For as long as many of us can remember, the 40-hour workweek has been a staple of full-time employment. Getting up at the crack of dawn and spending the next eight or nine hours sitting behind a desk is a seemingly unavoidable fact of life for many members of the workforce. However, in recent years, a number of prominent companies have found success with flexible scheduling. Instead of enforcing predetermined daily work hours, these enterprises have given individual employees greater control over their own schedules. As you’ll find, such flexibility is not only a boon to workers, it can also help your business’s financial bottom line.
Reduced Boredom
It isn’t hard to see why boredom is so prevalent in many workplaces. Although full-time employees are required to be physically present for 40 hours each week, many of them don’t have nearly enough work to occupy that much time. As a result, people frequently spend large chunks of the workday twiddling their thumbs and waiting for quitting time. Allowing employees to leave work once their daily quotas have been met can effectively increase productivity and result in a significant decrease in workplace boredom. Additionally, employee appreciation gifts make the perfect complement to an uptick in productivity. While certain positions may require a person’s physical presence for eight to nine hours a day, a sizable percentage of full-time jobs do not.
A Better-Rested Workforce
Few people relish getting up early for work. The earlier you’re required to report to your job, the worse your general attitude toward that job is likely to be. Unsurprisingly, a lack of sufficient rest can result in a host of on-the-job errors. Allowing team members to set their own hours – provided individual deadlines are meticulously met – can have a profound effect on employee attitudes and outlooks and improve the overall atmosphere of your workplace. A well-rested worker is a happy worker – and a happy worker is a diligent worker.
Increased Employee Retention
Flexible scheduling is also a great way to retain top talent. For example, even if a competitor is offering one of your employees a more competitive wage, he or she is likely to turn them down if they adhere to traditional full-time scheduling. Barring an enormous increase in pay, employees who have grown comfortable setting their own hours are unlikely to desire a return to the old way of doing things. So if your enterprise is frequently set upon by corporate poachers, flexible scheduling can help turn the tide in your favor.
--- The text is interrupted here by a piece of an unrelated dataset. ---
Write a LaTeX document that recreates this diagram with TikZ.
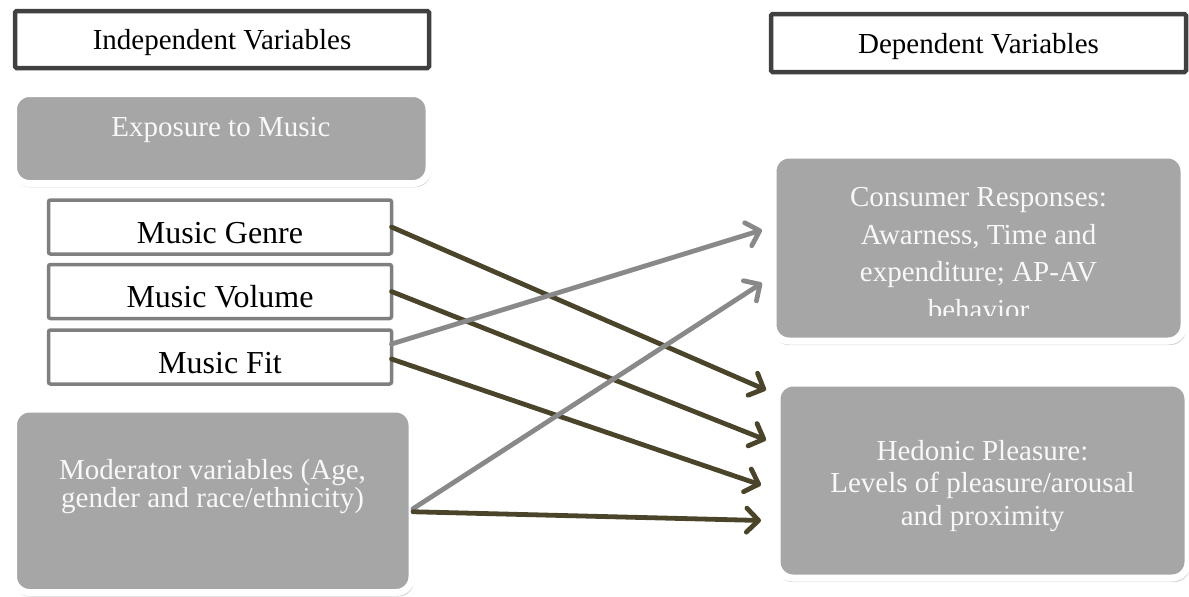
\documentclass[tikz,border=0pt]{standalone}
\usepackage{fontspec}
\setmainfont{Liberation Serif}
\usetikzlibrary{arrows.meta,calc,shadows}
\definecolor{boxgray}{HTML}{A6A6A6}
\definecolor{arrowdark}{HTML}{4A452A}
\definecolor{arrowgray}{HTML}{898989}
\definecolor{framedark}{HTML}{404040}
\definecolor{framegray}{HTML}{7F7F7F}
\definecolor{softwhite}{HTML}{F8F8F8}

\begin{document}
\begin{tikzpicture}[x=1pt,y=-1pt,
  every node/.style={inner sep=0pt,outer sep=0pt},
  txt/.style={font=\fontsize{29}{32}\selectfont},
  header/.style={draw=framedark,line width=4.5pt,fill=white,rounded corners=1.5pt,txt,
    text height=20pt,text depth=0pt,
    drop shadow={shadow xshift=0pt,shadow yshift=-2pt,opacity=.2}},
  itembox/.style={draw=framegray,line width=3.5pt,fill=white,rounded corners=2pt,
    font=\fontsize{32}{36}\selectfont,text height=32pt,text depth=0pt,
    minimum width=343pt,minimum height=54pt},
  graybox/.style={draw=white,line width=7pt,fill=boxgray,rounded corners=16pt,
    drop shadow={shadow xshift=1pt,shadow yshift=-3.5pt,shadow scale=1.006,opacity=.35}},
  graytext/.style={txt,text=softwhite,align=center},
  tipshape/.style={-{Straight Barb[length=12pt,width=24pt,round]}},
  darkarrow/.style={draw=arrowdark,line width=4.8pt,line cap=round,tipshape},
  grayarrow/.style={draw=arrowgray,line width=4.8pt,line cap=round,tipshape}]
\useasboundingbox (0,0) rectangle (1189,597);

% column headings
\node[header,minimum width=414pt,minimum height=57pt] (indep) at (222,39.5) {Independent Variables};
\node[header,minimum width=415pt,minimum height=58pt] (dep) at (978.5,43) {Dependent Variables};

% rounded grey boxes
\node[graybox,minimum width=415.5pt,minimum height=90pt] (expo) at (221.25,138.5) {};
\node[graytext,anchor=base] (expotext) at (221,136) {Exposure to Music};

\node[graybox,minimum width=398.5pt,minimum height=183.5pt] (mod) at (212.75,500.75) {};
\node[graytext,font=\fontsize{29}{28}\selectfont] (modtext) at (212.5,487)
  {Moderator variables (Age,\\gender and race/ethnicity)};

\node[graybox,minimum width=411pt,minimum height=186pt] (cons) at (978.5,248) {};
\begin{scope}
  \clip (780,160) rectangle (1178,315);
  \node[graytext,font=\fontsize{29}{37.5}\selectfont,anchor=north] (constext) at (978.5,187.5)
    {Consumer Responses:\\Awarness, Time and\\expenditure; AP-AV\\behavior};
\end{scope}

\node[graybox,minimum width=411pt,minimum height=195pt] (hed) at (982.5,480.5) {};
\node[graytext,font=\fontsize{29}{32.5}\selectfont] (hedtext) at (982.5,486)
  {Hedonic Pleasure:\\Levels of pleasure/arousal\\and proximity};

% music attributes
\node[itembox] (genre) at (220,227) {Music Genre};
\node[itembox] (volume) at (220,291.5) {Music Volume};
\node[itembox] (fit) at (220,357) {Music Fit};

% influence arrows
\draw[darkarrow] (genre.east) -- ($(hed.west)+(-11,-90.5)$);
\draw[darkarrow] (volume.east) -- ($(hed.west)+(-11,-40.5)$);
\draw[grayarrow] ($(fit.east)+(0,-13)$) -- ($(cons.west)+(-11,-18)$);
\draw[darkarrow] ($(fit.east)+(0,2)$) -- ($(hed.west)+(-16,4.5)$);
\draw[grayarrow] ($(mod.east)+(1,8)$) -- ($(cons.west)+(-11,35)$);
\draw[darkarrow] ($(mod.east)+(1,11)$) -- ($(hed.west)+(-16,40)$);
\end{tikzpicture}
\end{document}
The longer a tradition has been in place, the less receptive people will be to breaking it. For the longest time, full-time employment that didn’t require one’s physical presence for 40 hours per week was the stuff of legend. However, over the last decade, a growing number of employers have discovered the benefits of easing up on archaic schedule restraints. For many enterprises, granting team members more control over their work schedules is highly beneficial to both individual employees and companies as a whole.